§ **Aim of the exercise**
Take the lines from the beginning of the material through the line containing "plt.rcParams['mathtext.it'] = 'Liberation" and retype them exactly, leaving the pictures out.

#####

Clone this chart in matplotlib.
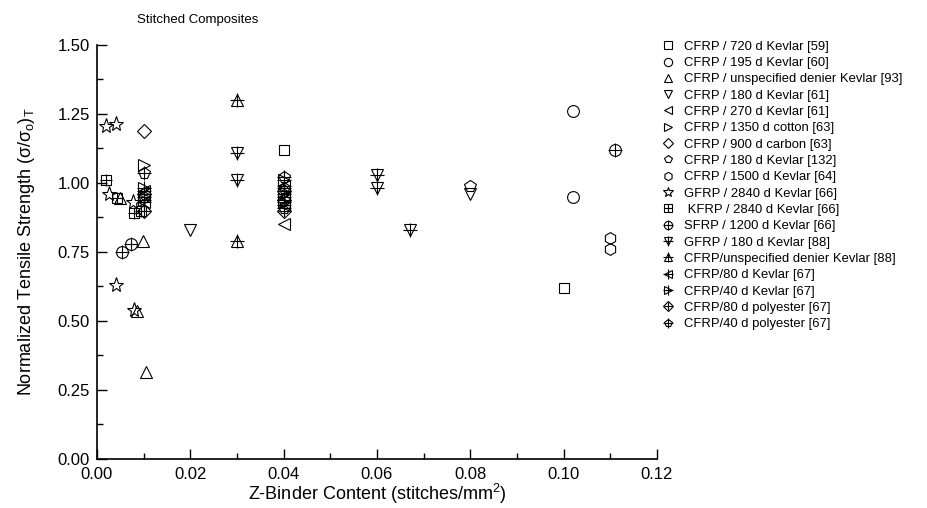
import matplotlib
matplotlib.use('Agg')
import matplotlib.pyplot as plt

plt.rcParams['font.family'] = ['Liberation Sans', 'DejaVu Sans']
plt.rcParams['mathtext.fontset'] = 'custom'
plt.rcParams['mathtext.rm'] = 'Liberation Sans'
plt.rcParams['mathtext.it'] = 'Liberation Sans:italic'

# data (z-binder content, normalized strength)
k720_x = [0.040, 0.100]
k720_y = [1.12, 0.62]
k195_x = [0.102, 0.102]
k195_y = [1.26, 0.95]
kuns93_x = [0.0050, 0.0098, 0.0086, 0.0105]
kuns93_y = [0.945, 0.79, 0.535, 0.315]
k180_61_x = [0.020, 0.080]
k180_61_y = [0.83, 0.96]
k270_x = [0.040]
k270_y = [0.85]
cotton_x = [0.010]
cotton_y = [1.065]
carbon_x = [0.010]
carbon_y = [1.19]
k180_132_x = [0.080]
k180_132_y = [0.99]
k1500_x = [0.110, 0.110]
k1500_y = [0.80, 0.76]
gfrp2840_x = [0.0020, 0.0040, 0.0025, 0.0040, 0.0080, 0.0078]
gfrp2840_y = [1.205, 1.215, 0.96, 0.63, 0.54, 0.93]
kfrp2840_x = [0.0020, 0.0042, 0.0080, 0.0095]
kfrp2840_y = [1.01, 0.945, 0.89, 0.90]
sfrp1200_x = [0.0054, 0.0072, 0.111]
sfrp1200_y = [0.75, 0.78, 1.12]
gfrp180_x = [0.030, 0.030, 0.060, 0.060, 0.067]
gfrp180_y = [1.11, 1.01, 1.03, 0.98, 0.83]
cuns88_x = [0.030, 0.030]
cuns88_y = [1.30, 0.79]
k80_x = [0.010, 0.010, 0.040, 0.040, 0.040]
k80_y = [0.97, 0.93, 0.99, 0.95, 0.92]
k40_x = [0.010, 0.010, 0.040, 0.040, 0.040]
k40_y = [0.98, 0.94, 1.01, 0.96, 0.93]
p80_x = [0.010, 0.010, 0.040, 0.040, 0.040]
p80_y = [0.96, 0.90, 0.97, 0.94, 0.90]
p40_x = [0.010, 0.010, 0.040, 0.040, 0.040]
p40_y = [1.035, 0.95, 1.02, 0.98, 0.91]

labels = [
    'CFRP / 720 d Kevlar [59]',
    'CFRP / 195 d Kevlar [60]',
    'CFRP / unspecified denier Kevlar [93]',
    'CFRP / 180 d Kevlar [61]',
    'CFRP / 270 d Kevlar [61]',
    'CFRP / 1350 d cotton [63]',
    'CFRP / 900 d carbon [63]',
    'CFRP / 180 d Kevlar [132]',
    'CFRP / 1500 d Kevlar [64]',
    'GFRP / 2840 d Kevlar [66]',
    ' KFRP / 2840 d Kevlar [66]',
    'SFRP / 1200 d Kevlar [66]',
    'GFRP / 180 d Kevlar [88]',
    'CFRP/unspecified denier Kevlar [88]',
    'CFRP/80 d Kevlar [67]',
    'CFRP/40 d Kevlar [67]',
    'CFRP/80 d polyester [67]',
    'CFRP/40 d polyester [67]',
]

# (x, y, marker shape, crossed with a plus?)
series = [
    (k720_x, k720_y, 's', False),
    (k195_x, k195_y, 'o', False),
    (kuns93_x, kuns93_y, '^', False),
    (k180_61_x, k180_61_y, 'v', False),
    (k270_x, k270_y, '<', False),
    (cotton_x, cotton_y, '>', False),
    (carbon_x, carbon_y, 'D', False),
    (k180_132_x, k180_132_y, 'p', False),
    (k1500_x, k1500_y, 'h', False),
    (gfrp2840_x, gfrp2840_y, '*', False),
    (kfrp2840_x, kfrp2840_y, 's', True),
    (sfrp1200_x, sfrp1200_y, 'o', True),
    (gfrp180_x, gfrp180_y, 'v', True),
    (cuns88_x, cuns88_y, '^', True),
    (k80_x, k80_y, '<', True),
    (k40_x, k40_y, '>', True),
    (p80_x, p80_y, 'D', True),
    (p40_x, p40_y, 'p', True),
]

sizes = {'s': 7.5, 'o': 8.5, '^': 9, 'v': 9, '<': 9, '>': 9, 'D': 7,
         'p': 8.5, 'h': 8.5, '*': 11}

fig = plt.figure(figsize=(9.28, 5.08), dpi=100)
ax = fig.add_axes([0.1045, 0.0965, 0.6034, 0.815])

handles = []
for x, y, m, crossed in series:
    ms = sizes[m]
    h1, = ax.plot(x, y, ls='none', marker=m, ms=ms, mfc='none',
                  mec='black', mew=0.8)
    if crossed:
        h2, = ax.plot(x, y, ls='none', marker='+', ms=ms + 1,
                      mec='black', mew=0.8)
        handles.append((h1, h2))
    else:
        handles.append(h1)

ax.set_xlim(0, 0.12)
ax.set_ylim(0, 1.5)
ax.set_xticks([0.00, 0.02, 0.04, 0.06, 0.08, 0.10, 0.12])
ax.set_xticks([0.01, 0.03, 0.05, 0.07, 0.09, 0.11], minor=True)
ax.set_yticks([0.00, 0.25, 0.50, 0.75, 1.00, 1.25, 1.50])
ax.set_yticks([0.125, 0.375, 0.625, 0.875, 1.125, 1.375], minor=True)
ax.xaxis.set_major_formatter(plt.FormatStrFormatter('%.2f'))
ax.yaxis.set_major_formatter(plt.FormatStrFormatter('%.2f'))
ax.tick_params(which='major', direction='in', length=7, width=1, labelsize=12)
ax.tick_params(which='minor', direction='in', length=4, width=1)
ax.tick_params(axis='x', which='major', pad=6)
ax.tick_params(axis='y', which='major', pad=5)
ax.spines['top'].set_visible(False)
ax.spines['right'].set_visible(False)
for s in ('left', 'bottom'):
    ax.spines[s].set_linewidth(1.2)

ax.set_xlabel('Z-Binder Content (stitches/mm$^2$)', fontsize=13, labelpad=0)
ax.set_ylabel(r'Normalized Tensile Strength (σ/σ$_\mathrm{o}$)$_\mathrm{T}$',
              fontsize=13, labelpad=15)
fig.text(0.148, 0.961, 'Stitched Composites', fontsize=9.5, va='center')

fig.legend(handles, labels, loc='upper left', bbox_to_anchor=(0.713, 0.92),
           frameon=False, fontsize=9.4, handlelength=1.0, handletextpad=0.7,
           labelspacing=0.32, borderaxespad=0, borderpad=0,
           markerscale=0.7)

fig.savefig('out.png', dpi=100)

#####

§ **Exercise solution**
Clone this chart in matplotlib.
import matplotlib
matplotlib.use('Agg')
import matplotlib.pyplot as plt

plt.rcParams['font.family'] = ['Liberation Sans', 'DejaVu Sans']
plt.rcParams['mathtext.fontset'] = 'custom'
plt.rcParams['mathtext.rm'] = 'Liberation Sans'
plt.rcParams['mathtext.it'] = 'Liberation Sans:italic'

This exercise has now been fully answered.